Job:
Transcribe every entry below word for word, but skip the pictures.

[Stored records]
◇ ◇ ◇ ◇ ◇

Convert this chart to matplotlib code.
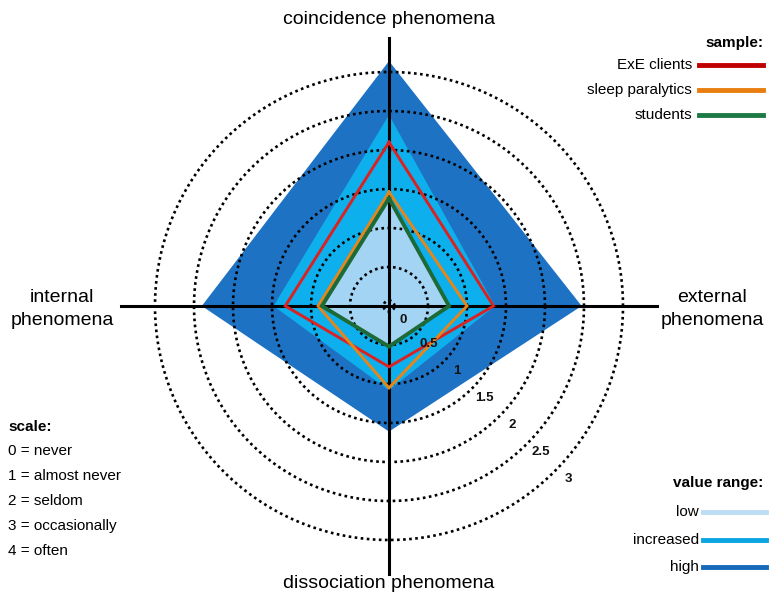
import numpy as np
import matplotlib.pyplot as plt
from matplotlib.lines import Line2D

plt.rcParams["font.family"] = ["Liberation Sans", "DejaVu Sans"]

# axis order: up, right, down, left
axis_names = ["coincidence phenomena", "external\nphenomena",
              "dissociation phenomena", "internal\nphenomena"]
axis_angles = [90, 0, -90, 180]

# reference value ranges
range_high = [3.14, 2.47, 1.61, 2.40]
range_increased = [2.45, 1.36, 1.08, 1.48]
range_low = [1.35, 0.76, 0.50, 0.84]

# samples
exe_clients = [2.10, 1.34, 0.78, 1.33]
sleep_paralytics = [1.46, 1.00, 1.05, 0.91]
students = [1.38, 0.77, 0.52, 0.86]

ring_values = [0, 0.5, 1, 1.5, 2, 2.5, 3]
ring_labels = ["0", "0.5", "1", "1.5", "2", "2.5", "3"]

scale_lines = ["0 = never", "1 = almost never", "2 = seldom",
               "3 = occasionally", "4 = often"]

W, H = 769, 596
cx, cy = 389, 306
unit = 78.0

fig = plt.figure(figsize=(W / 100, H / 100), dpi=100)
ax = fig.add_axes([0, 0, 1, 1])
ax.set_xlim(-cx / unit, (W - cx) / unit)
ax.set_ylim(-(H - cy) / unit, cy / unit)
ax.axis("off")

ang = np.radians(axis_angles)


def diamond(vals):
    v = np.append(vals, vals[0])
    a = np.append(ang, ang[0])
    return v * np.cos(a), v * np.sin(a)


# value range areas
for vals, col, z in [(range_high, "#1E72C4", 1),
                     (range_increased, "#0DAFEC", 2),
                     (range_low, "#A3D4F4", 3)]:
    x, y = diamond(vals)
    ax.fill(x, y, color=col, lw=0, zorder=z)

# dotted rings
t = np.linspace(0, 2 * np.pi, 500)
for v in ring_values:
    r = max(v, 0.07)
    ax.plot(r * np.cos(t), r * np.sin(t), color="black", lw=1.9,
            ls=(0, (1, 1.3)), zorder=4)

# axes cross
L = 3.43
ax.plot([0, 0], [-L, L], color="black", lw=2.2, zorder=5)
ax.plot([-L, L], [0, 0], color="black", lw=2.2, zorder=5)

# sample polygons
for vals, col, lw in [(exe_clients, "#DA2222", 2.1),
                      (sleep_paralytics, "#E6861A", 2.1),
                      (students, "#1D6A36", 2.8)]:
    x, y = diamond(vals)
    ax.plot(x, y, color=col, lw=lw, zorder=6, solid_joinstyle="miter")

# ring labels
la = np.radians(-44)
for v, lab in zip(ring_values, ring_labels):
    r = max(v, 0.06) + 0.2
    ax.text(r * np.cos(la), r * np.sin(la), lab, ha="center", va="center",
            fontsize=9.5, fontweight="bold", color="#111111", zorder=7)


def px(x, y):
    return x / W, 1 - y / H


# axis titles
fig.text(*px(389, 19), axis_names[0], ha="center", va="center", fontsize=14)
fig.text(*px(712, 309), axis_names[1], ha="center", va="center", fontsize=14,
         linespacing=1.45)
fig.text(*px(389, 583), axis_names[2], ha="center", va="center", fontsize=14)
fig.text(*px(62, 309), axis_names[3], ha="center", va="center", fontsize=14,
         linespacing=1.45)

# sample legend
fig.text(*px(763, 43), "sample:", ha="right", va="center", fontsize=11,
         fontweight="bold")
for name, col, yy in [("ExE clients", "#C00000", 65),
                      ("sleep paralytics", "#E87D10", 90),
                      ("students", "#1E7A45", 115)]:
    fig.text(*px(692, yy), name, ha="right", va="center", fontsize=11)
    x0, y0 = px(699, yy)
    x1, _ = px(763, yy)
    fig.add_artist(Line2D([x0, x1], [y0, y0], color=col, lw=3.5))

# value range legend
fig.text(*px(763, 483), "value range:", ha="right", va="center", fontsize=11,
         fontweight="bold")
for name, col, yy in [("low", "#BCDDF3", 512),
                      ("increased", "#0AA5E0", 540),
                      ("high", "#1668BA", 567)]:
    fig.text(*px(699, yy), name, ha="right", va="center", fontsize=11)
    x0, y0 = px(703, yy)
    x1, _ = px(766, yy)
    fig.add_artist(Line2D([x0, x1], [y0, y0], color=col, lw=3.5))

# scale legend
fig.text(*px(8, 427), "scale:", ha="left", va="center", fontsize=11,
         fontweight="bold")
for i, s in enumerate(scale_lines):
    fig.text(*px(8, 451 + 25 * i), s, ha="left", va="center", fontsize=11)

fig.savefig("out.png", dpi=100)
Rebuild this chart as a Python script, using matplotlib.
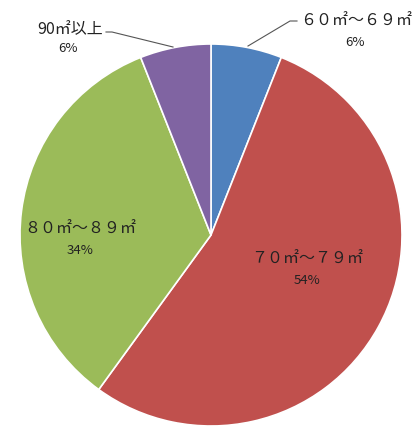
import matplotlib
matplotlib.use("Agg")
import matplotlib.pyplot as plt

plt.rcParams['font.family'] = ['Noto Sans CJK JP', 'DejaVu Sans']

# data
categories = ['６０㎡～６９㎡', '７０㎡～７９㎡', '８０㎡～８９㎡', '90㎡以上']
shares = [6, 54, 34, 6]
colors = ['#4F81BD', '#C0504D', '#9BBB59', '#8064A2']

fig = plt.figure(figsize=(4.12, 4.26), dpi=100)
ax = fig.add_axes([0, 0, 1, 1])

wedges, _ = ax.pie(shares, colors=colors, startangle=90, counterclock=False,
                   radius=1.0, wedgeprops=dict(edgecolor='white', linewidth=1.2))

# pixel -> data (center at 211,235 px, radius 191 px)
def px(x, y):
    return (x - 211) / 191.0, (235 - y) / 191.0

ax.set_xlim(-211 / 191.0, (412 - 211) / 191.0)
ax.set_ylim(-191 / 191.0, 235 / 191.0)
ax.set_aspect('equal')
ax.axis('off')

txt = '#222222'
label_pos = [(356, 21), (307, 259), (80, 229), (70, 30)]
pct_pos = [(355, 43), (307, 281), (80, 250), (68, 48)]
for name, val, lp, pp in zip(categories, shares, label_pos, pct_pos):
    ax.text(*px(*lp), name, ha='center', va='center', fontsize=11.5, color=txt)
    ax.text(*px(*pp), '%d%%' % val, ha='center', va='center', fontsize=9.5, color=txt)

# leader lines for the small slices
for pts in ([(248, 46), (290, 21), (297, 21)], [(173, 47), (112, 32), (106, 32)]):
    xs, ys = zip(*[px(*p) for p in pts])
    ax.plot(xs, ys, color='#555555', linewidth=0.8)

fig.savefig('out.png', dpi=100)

◇ ◇ ◇ ◇ ◇

Response:
Convert this chart to matplotlib code.
import numpy as np
import matplotlib.pyplot as plt
from matplotlib.lines import Line2D

plt.rcParams["font.family"] = ["Liberation Sans", "DejaVu Sans"]

# axis order: up, right, down, left
axis_names = ["coincidence phenomena", "external\nphenomena",
              "dissociation phenomena", "internal\nphenomena"]
axis_angles = [90, 0, -90, 180]

# reference value ranges
range_high = [3.14, 2.47, 1.61, 2.40]
range_increased = [2.45, 1.36, 1.08, 1.48]
range_low = [1.35, 0.76, 0.50, 0.84]

# samples
exe_clients = [2.10, 1.34, 0.78, 1.33]
sleep_paralytics = [1.46, 1.00, 1.05, 0.91]
students = [1.38, 0.77, 0.52, 0.86]

ring_values = [0, 0.5, 1, 1.5, 2, 2.5, 3]
ring_labels = ["0", "0.5", "1", "1.5", "2", "2.5", "3"]

scale_lines = ["0 = never", "1 = almost never", "2 = seldom",
               "3 = occasionally", "4 = often"]

W, H = 769, 596
cx, cy = 389, 306
unit = 78.0

fig = plt.figure(figsize=(W / 100, H / 100), dpi=100)
ax = fig.add_axes([0, 0, 1, 1])
ax.set_xlim(-cx / unit, (W - cx) / unit)
ax.set_ylim(-(H - cy) / unit, cy / unit)
ax.axis("off")

ang = np.radians(axis_angles)


def diamond(vals):
    v = np.append(vals, vals[0])
    a = np.append(ang, ang[0])
    return v * np.cos(a), v * np.sin(a)


# value range areas
for vals, col, z in [(range_high, "#1E72C4", 1),
                     (range_increased, "#0DAFEC", 2),
                     (range_low, "#A3D4F4", 3)]:
    x, y = diamond(vals)
    ax.fill(x, y, color=col, lw=0, zorder=z)

# dotted rings
t = np.linspace(0, 2 * np.pi, 500)
for v in ring_values:
    r = max(v, 0.07)
    ax.plot(r * np.cos(t), r * np.sin(t), color="black", lw=1.9,
            ls=(0, (1, 1.3)), zorder=4)

# axes cross
L = 3.43
ax.plot([0, 0], [-L, L], color="black", lw=2.2, zorder=5)
ax.plot([-L, L], [0, 0], color="black", lw=2.2, zorder=5)

# sample polygons
for vals, col, lw in [(exe_clients, "#DA2222", 2.1),
                      (sleep_paralytics, "#E6861A", 2.1),
                      (students, "#1D6A36", 2.8)]:
    x, y = diamond(vals)
    ax.plot(x, y, color=col, lw=lw, zorder=6, solid_joinstyle="miter")

# ring labels
la = np.radians(-44)
for v, lab in zip(ring_values, ring_labels):
    r = max(v, 0.06) + 0.2
    ax.text(r * np.cos(la), r * np.sin(la), lab, ha="center", va="center",
            fontsize=9.5, fontweight="bold", color="#111111", zorder=7)


def px(x, y):
    return x / W, 1 - y / H


# axis titles
fig.text(*px(389, 19), axis_names[0], ha="center", va="center", fontsize=14)
fig.text(*px(712, 309), axis_names[1], ha="center", va="center", fontsize=14,
         linespacing=1.45)
fig.text(*px(389, 583), axis_names[2], ha="center", va="center", fontsize=14)
fig.text(*px(62, 309), axis_names[3], ha="center", va="center", fontsize=14,
         linespacing=1.45)

# sample legend
fig.text(*px(763, 43), "sample:", ha="right", va="center", fontsize=11,
         fontweight="bold")
for name, col, yy in [("ExE clients", "#C00000", 65),
                      ("sleep paralytics", "#E87D10", 90),
                      ("students", "#1E7A45", 115)]:
    fig.text(*px(692, yy), name, ha="right", va="center", fontsize=11)
    x0, y0 = px(699, yy)
    x1, _ = px(763, yy)
    fig.add_artist(Line2D([x0, x1], [y0, y0], color=col, lw=3.5))

# value range legend
fig.text(*px(763, 483), "value range:", ha="right", va="center", fontsize=11,
         fontweight="bold")
for name, col, yy in [("low", "#BCDDF3", 512),
                      ("increased", "#0AA5E0", 540),
                      ("high", "#1668BA", 567)]:
    fig.text(*px(699, yy), name, ha="right", va="center", fontsize=11)
    x0, y0 = px(703, yy)
    x1, _ = px(766, yy)
    fig.add_artist(Line2D([x0, x1], [y0, y0], color=col, lw=3.5))

# scale legend
fig.text(*px(8, 427), "scale:", ha="left", va="center", fontsize=11,
         fontweight="bold")
for i, s in enumerate(scale_lines):
    fig.text(*px(8, 451 + 25 * i), s, ha="left", va="center", fontsize=11)

fig.savefig("out.png", dpi=100)
Rebuild this chart as a Python script, using matplotlib.
import matplotlib
matplotlib.use("Agg")
import matplotlib.pyplot as plt

plt.rcParams['font.family'] = ['Noto Sans CJK JP', 'DejaVu Sans']

# data
categories = ['６０㎡～６９㎡', '７０㎡～７９㎡', '８０㎡～８９㎡', '90㎡以上']
shares = [6, 54, 34, 6]
colors = ['#4F81BD', '#C0504D', '#9BBB59', '#8064A2']

fig = plt.figure(figsize=(4.12, 4.26), dpi=100)
ax = fig.add_axes([0, 0, 1, 1])

wedges, _ = ax.pie(shares, colors=colors, startangle=90, counterclock=False,
                   radius=1.0, wedgeprops=dict(edgecolor='white', linewidth=1.2))

# pixel -> data (center at 211,235 px, radius 191 px)
def px(x, y):
    return (x - 211) / 191.0, (235 - y) / 191.0

ax.set_xlim(-211 / 191.0, (412 - 211) / 191.0)
ax.set_ylim(-191 / 191.0, 235 / 191.0)
ax.set_aspect('equal')
ax.axis('off')

txt = '#222222'
label_pos = [(356, 21), (307, 259), (80, 229), (70, 30)]
pct_pos = [(355, 43), (307, 281), (80, 250), (68, 48)]
for name, val, lp, pp in zip(categories, shares, label_pos, pct_pos):
    ax.text(*px(*lp), name, ha='center', va='center', fontsize=11.5, color=txt)
    ax.text(*px(*pp), '%d%%' % val, ha='center', va='center', fontsize=9.5, color=txt)

# leader lines for the small slices
for pts in ([(248, 46), (290, 21), (297, 21)], [(173, 47), (112, 32), (106, 32)]):
    xs, ys = zip(*[px(*p) for p in pts])
    ax.plot(xs, ys, color='#555555', linewidth=0.8)

fig.savefig('out.png', dpi=100)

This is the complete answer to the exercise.